The bonus component of performance-related compensation is mainly based on the PUMA Group’s operating income (EBIT) and free cash flow and is staggered according to the degree to which targets are met. In addition, qualitative individual goals are set. An upper limit is also agreed. In the financial year, variable bonuses came to € 3.9 million (previous year: € 2.5 million).
Pro-rata provisions totaling € 8.4 million (previous year: € 2.1 million) were set up for the existing compensation program (virtual shares/monetary units) with long-term incentives (from the years 2014 to 2017) for Managing Directors in financial year 2017 according to the vesting periods. Under the performance-based program, 70% of the compensation will be based on the medium-term performance of PUMA SE’s share and 30% will be based on the medium-term performance of Kering S.A.’s share in relation to benchmark companies. Further information on this program can be found in Section 19 of the Notes to the Consolidated Financial Statements. In addition, a payment of € 0.4 million (previous year: € 0.0 million) was made in connection with the Stock Option Program 2012, which expired at the end of April 2017.
Managing Directors have pension commitments as part of deferred compensation, which are paid from the aforementioned performance-based and/or non-performance-based remuneration for which the Company has taken out reinsurance for pension commitments. The proportion of the pension capital that is already financed through contributions to the pension liability insurance is deemed to be vested.
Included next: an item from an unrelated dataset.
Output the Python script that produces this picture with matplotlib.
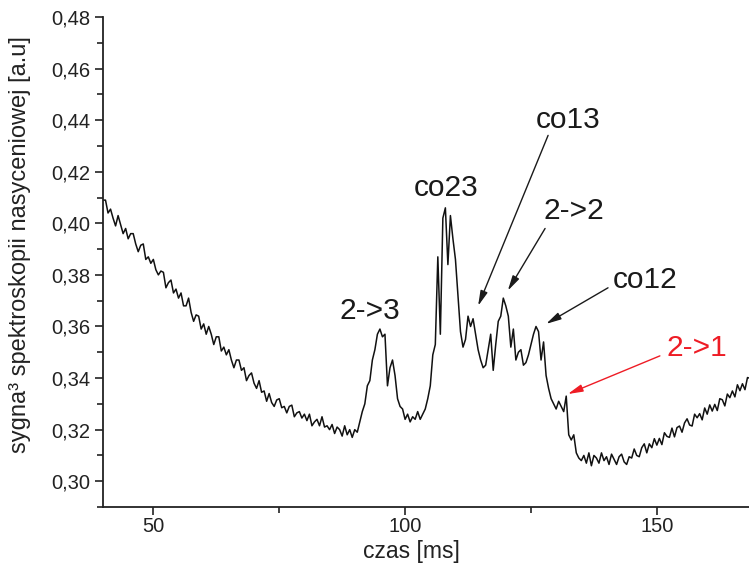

During the financial year, € 0.4 million was allocated for Managing Directors (previous year: € 0.4 million). The present value of the pension benefits granted to active Managing Directors in the amount of € 4.5 million as of December 31, 2017 (previous year: € 2.6 million) was offset against the pledged asset value of the pension liability insurance policy, which was of an equal amount.
There are performance-based pension obligations to former members of the Board of Management and their widows/widowers amounting to € 3.3 million (previous year: € 3.5 million) and contribution-based pension obligations in association with deferred payment from previous members of the Board of Management and Managing Directors of € 10.3 million (previous year: € 10.1 million). Both items are accordingly recognized as liabilities under pension provisions, unless they are offset against asset values of an equal amount. Pension obligations to former members of the Board of Management and their widows/widowers amounted to € 0.2 million (previous year:
€ 0.2 million).
In accordance with the Articles of Association, the Administrative Board has at least 3 members; it currently consists of 6 members. The compensation of the Administrative Board is comprised of a fixed and a performance-based component. The total fixed compensation amounted to € 0.3 million (previous year: € 0.3 million).
In accordance with the Articles of Association, each member of the Administrative Board receives a fixed annual compensation in the amount of € 25.0 thousand. The fixed compensation is increased by an additional fixed annual amount of € 25.0 thousand for the Chairman of the Administrative Board, € 12.5 thousand for the Vice Chairman of the Administrative Board, € 10.0 thousand for each committee chairman (excluding the Nominating Committee) and € 5.0 thousand for each committee member (excluding the Nominating Committee).
In addition, each Administrative Board member receives performance-based compensation equal to € 20.00 for each € 0.01 by which the earnings per share figure exceeds a minimum amount of € 16.00 per share. The performance-based compensation amounts to a maximum of € 10.0 thousand per year. The Chairman of the Administrative Board receives twice this amount (maximum € 20.0 thousand) and the Vice Chairman receives one and a half times this amount (maximum € 15.0 thousand) in compensation. Since earnings per share are below the minimum amount in the financial year, no performance-based compensation will be paid.